_Given task_. Retype the whole listing verbatim and keep the pictures out of it.

_Provided data_.
• • • • •

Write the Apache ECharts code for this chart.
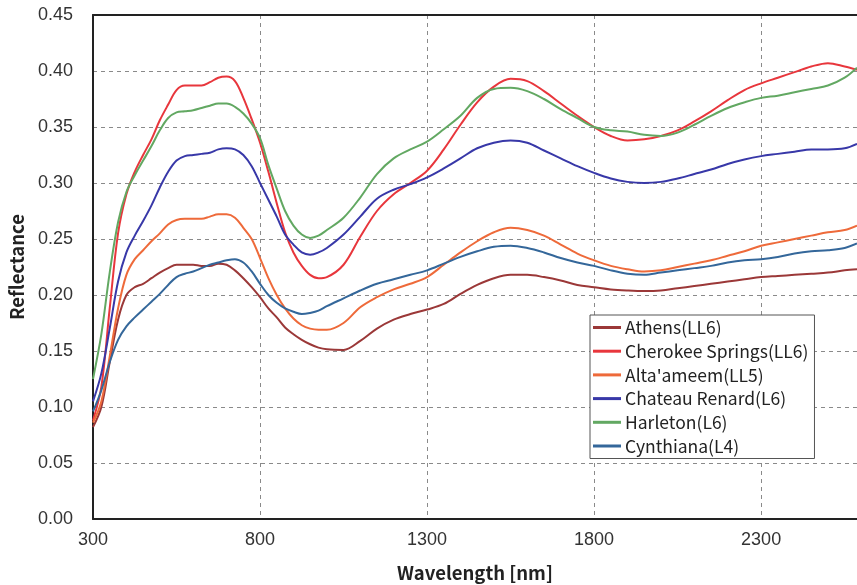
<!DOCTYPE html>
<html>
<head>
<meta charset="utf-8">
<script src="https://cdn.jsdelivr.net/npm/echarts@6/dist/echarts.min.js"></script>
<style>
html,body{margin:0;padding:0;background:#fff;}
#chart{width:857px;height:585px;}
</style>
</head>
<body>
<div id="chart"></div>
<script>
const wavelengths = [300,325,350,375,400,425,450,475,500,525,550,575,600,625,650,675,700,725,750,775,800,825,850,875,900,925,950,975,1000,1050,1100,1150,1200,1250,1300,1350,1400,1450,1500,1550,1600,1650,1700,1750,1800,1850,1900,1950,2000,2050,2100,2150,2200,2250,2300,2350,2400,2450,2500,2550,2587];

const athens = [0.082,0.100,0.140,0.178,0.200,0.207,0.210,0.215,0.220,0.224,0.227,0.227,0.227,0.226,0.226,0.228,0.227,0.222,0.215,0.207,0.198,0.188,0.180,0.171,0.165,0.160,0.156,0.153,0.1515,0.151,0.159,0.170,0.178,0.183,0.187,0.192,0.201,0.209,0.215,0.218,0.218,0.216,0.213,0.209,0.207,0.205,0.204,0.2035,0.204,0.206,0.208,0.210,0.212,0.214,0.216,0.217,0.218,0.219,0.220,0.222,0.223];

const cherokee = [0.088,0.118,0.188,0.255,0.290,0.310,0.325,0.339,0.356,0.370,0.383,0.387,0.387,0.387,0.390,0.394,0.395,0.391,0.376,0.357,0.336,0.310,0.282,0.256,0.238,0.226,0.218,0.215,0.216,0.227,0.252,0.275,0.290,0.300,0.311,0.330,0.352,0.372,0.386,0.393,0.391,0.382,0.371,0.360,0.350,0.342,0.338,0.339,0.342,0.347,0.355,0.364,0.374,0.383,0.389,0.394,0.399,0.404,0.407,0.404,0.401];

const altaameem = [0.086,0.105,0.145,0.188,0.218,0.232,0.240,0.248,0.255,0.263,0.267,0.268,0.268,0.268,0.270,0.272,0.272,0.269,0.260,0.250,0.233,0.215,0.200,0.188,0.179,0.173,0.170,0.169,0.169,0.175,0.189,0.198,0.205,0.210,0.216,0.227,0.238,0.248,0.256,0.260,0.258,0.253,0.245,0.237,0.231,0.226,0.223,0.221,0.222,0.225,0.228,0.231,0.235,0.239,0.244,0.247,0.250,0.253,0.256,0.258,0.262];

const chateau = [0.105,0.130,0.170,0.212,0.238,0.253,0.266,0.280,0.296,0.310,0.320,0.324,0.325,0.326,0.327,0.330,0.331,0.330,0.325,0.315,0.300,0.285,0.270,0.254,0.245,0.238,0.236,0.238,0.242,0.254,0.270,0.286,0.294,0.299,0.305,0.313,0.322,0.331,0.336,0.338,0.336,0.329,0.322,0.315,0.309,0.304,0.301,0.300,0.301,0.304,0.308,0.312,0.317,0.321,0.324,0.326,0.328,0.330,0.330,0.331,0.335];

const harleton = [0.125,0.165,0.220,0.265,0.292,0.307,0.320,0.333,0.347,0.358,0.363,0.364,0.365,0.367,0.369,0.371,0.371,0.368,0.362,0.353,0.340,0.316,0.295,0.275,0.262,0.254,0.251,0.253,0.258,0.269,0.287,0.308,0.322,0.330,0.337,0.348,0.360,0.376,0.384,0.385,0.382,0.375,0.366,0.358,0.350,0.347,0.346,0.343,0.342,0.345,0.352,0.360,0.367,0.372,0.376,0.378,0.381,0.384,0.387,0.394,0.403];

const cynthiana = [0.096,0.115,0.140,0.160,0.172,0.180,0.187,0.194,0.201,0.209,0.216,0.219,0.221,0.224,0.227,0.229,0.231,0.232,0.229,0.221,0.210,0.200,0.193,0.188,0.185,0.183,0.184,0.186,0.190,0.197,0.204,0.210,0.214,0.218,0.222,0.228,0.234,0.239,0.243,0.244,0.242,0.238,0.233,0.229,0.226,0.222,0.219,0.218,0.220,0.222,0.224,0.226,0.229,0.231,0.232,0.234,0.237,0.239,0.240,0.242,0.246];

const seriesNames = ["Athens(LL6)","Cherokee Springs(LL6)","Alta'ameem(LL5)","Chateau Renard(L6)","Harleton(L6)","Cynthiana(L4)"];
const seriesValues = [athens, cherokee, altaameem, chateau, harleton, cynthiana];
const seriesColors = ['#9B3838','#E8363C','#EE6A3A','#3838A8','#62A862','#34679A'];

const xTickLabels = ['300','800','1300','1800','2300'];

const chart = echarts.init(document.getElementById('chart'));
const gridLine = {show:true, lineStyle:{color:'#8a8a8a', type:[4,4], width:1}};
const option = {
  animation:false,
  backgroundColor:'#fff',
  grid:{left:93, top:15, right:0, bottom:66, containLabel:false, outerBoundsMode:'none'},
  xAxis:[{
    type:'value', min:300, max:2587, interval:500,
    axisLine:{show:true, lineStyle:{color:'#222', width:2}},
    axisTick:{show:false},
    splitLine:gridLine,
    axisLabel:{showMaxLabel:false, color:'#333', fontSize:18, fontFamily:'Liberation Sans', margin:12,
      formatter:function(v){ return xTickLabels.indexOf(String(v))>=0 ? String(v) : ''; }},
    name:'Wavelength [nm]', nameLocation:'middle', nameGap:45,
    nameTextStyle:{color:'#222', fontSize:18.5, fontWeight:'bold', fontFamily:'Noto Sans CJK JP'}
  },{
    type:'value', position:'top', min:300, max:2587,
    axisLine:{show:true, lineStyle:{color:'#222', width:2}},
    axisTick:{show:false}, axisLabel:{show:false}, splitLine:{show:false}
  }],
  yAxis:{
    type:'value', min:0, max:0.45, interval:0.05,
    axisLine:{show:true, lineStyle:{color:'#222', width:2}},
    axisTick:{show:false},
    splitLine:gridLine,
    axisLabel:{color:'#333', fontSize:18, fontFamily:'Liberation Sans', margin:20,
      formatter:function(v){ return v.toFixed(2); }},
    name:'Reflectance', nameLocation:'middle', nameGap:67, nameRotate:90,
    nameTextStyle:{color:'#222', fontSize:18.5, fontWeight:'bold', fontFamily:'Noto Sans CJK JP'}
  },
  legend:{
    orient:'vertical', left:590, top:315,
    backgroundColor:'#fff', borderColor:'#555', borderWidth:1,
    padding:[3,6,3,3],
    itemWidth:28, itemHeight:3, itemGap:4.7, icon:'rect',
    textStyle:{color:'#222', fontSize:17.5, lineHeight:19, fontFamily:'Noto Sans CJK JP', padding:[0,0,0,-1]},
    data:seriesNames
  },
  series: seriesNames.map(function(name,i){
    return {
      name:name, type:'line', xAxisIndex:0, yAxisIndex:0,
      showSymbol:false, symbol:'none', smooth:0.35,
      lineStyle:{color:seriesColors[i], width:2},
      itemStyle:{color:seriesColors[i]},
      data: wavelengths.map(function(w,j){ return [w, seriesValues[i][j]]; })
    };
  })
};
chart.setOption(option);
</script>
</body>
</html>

• • • • •

_Written reply_.
Write the Apache ECharts code for this chart.
<!DOCTYPE html>
<html>
<head>
<meta charset="utf-8">
<script src="https://cdn.jsdelivr.net/npm/echarts@6/dist/echarts.min.js"></script>
<style>
html,body{margin:0;padding:0;background:#fff;}
#chart{width:857px;height:585px;}
</style>
</head>
<body>
<div id="chart"></div>
<script>
const wavelengths = [300,325,350,375,400,425,450,475,500,525,550,575,600,625,650,675,700,725,750,775,800,825,850,875,900,925,950,975,1000,1050,1100,1150,1200,1250,1300,1350,1400,1450,1500,1550,1600,1650,1700,1750,1800,1850,1900,1950,2000,2050,2100,2150,2200,2250,2300,2350,2400,2450,2500,2550,2587];

const athens = [0.082,0.100,0.140,0.178,0.200,0.207,0.210,0.215,0.220,0.224,0.227,0.227,0.227,0.226,0.226,0.228,0.227,0.222,0.215,0.207,0.198,0.188,0.180,0.171,0.165,0.160,0.156,0.153,0.1515,0.151,0.159,0.170,0.178,0.183,0.187,0.192,0.201,0.209,0.215,0.218,0.218,0.216,0.213,0.209,0.207,0.205,0.204,0.2035,0.204,0.206,0.208,0.210,0.212,0.214,0.216,0.217,0.218,0.219,0.220,0.222,0.223];

const cherokee = [0.088,0.118,0.188,0.255,0.290,0.310,0.325,0.339,0.356,0.370,0.383,0.387,0.387,0.387,0.390,0.394,0.395,0.391,0.376,0.357,0.336,0.310,0.282,0.256,0.238,0.226,0.218,0.215,0.216,0.227,0.252,0.275,0.290,0.300,0.311,0.330,0.352,0.372,0.386,0.393,0.391,0.382,0.371,0.360,0.350,0.342,0.338,0.339,0.342,0.347,0.355,0.364,0.374,0.383,0.389,0.394,0.399,0.404,0.407,0.404,0.401];

const altaameem = [0.086,0.105,0.145,0.188,0.218,0.232,0.240,0.248,0.255,0.263,0.267,0.268,0.268,0.268,0.270,0.272,0.272,0.269,0.260,0.250,0.233,0.215,0.200,0.188,0.179,0.173,0.170,0.169,0.169,0.175,0.189,0.198,0.205,0.210,0.216,0.227,0.238,0.248,0.256,0.260,0.258,0.253,0.245,0.237,0.231,0.226,0.223,0.221,0.222,0.225,0.228,0.231,0.235,0.239,0.244,0.247,0.250,0.253,0.256,0.258,0.262];

const chateau = [0.105,0.130,0.170,0.212,0.238,0.253,0.266,0.280,0.296,0.310,0.320,0.324,0.325,0.326,0.327,0.330,0.331,0.330,0.325,0.315,0.300,0.285,0.270,0.254,0.245,0.238,0.236,0.238,0.242,0.254,0.270,0.286,0.294,0.299,0.305,0.313,0.322,0.331,0.336,0.338,0.336,0.329,0.322,0.315,0.309,0.304,0.301,0.300,0.301,0.304,0.308,0.312,0.317,0.321,0.324,0.326,0.328,0.330,0.330,0.331,0.335];

const harleton = [0.125,0.165,0.220,0.265,0.292,0.307,0.320,0.333,0.347,0.358,0.363,0.364,0.365,0.367,0.369,0.371,0.371,0.368,0.362,0.353,0.340,0.316,0.295,0.275,0.262,0.254,0.251,0.253,0.258,0.269,0.287,0.308,0.322,0.330,0.337,0.348,0.360,0.376,0.384,0.385,0.382,0.375,0.366,0.358,0.350,0.347,0.346,0.343,0.342,0.345,0.352,0.360,0.367,0.372,0.376,0.378,0.381,0.384,0.387,0.394,0.403];

const cynthiana = [0.096,0.115,0.140,0.160,0.172,0.180,0.187,0.194,0.201,0.209,0.216,0.219,0.221,0.224,0.227,0.229,0.231,0.232,0.229,0.221,0.210,0.200,0.193,0.188,0.185,0.183,0.184,0.186,0.190,0.197,0.204,0.210,0.214,0.218,0.222,0.228,0.234,0.239,0.243,0.244,0.242,0.238,0.233,0.229,0.226,0.222,0.219,0.218,0.220,0.222,0.224,0.226,0.229,0.231,0.232,0.234,0.237,0.239,0.240,0.242,0.246];

const seriesNames = ["Athens(LL6)","Cherokee Springs(LL6)","Alta'ameem(LL5)","Chateau Renard(L6)","Harleton(L6)","Cynthiana(L4)"];
const seriesValues = [athens, cherokee, altaameem, chateau, harleton, cynthiana];
const seriesColors = ['#9B3838','#E8363C','#EE6A3A','#3838A8','#62A862','#34679A'];

const xTickLabels = ['300','800','1300','1800','2300'];

const chart = echarts.init(document.getElementById('chart'));
const gridLine = {show:true, lineStyle:{color:'#8a8a8a', type:[4,4], width:1}};
const option = {
  animation:false,
  backgroundColor:'#fff',
  grid:{left:93, top:15, right:0, bottom:66, containLabel:false, outerBoundsMode:'none'},
  xAxis:[{
    type:'value', min:300, max:2587, interval:500,
    axisLine:{show:true, lineStyle:{color:'#222', width:2}},
    axisTick:{show:false},
    splitLine:gridLine,
    axisLabel:{showMaxLabel:false, color:'#333', fontSize:18, fontFamily:'Liberation Sans', margin:12,
      formatter:function(v){ return xTickLabels.indexOf(String(v))>=0 ? String(v) : ''; }},
    name:'Wavelength [nm]', nameLocation:'middle', nameGap:45,
    nameTextStyle:{color:'#222', fontSize:18.5, fontWeight:'bold', fontFamily:'Noto Sans CJK JP'}
  },{
    type:'value', position:'top', min:300, max:2587,
    axisLine:{show:true, lineStyle:{color:'#222', width:2}},
    axisTick:{show:false}, axisLabel:{show:false}, splitLine:{show:false}
  }],
  yAxis:{
    type:'value', min:0, max:0.45, interval:0.05,
    axisLine:{show:true, lineStyle:{color:'#222', width:2}},
    axisTick:{show:false},
    splitLine:gridLine,
    axisLabel:{color:'#333', fontSize:18, fontFamily:'Liberation Sans', margin:20,
      formatter:function(v){ return v.toFixed(2); }},
    name:'Reflectance', nameLocation:'middle', nameGap:67, nameRotate:90,
    nameTextStyle:{color:'#222', fontSize:18.5, fontWeight:'bold', fontFamily:'Noto Sans CJK JP'}
  },
  legend:{
    orient:'vertical', left:590, top:315,
    backgroundColor:'#fff', borderColor:'#555', borderWidth:1,
    padding:[3,6,3,3],
    itemWidth:28, itemHeight:3, itemGap:4.7, icon:'rect',
    textStyle:{color:'#222', fontSize:17.5, lineHeight:19, fontFamily:'Noto Sans CJK JP', padding:[0,0,0,-1]},
    data:seriesNames
  },
  series: seriesNames.map(function(name,i){
    return {
      name:name, type:'line', xAxisIndex:0, yAxisIndex:0,
      showSymbol:false, symbol:'none', smooth:0.35,
      lineStyle:{color:seriesColors[i], width:2},
      itemStyle:{color:seriesColors[i]},
      data: wavelengths.map(function(w,j){ return [w, seriesValues[i][j]]; })
    };
  })
};
chart.setOption(option);
</script>
</body>
</html>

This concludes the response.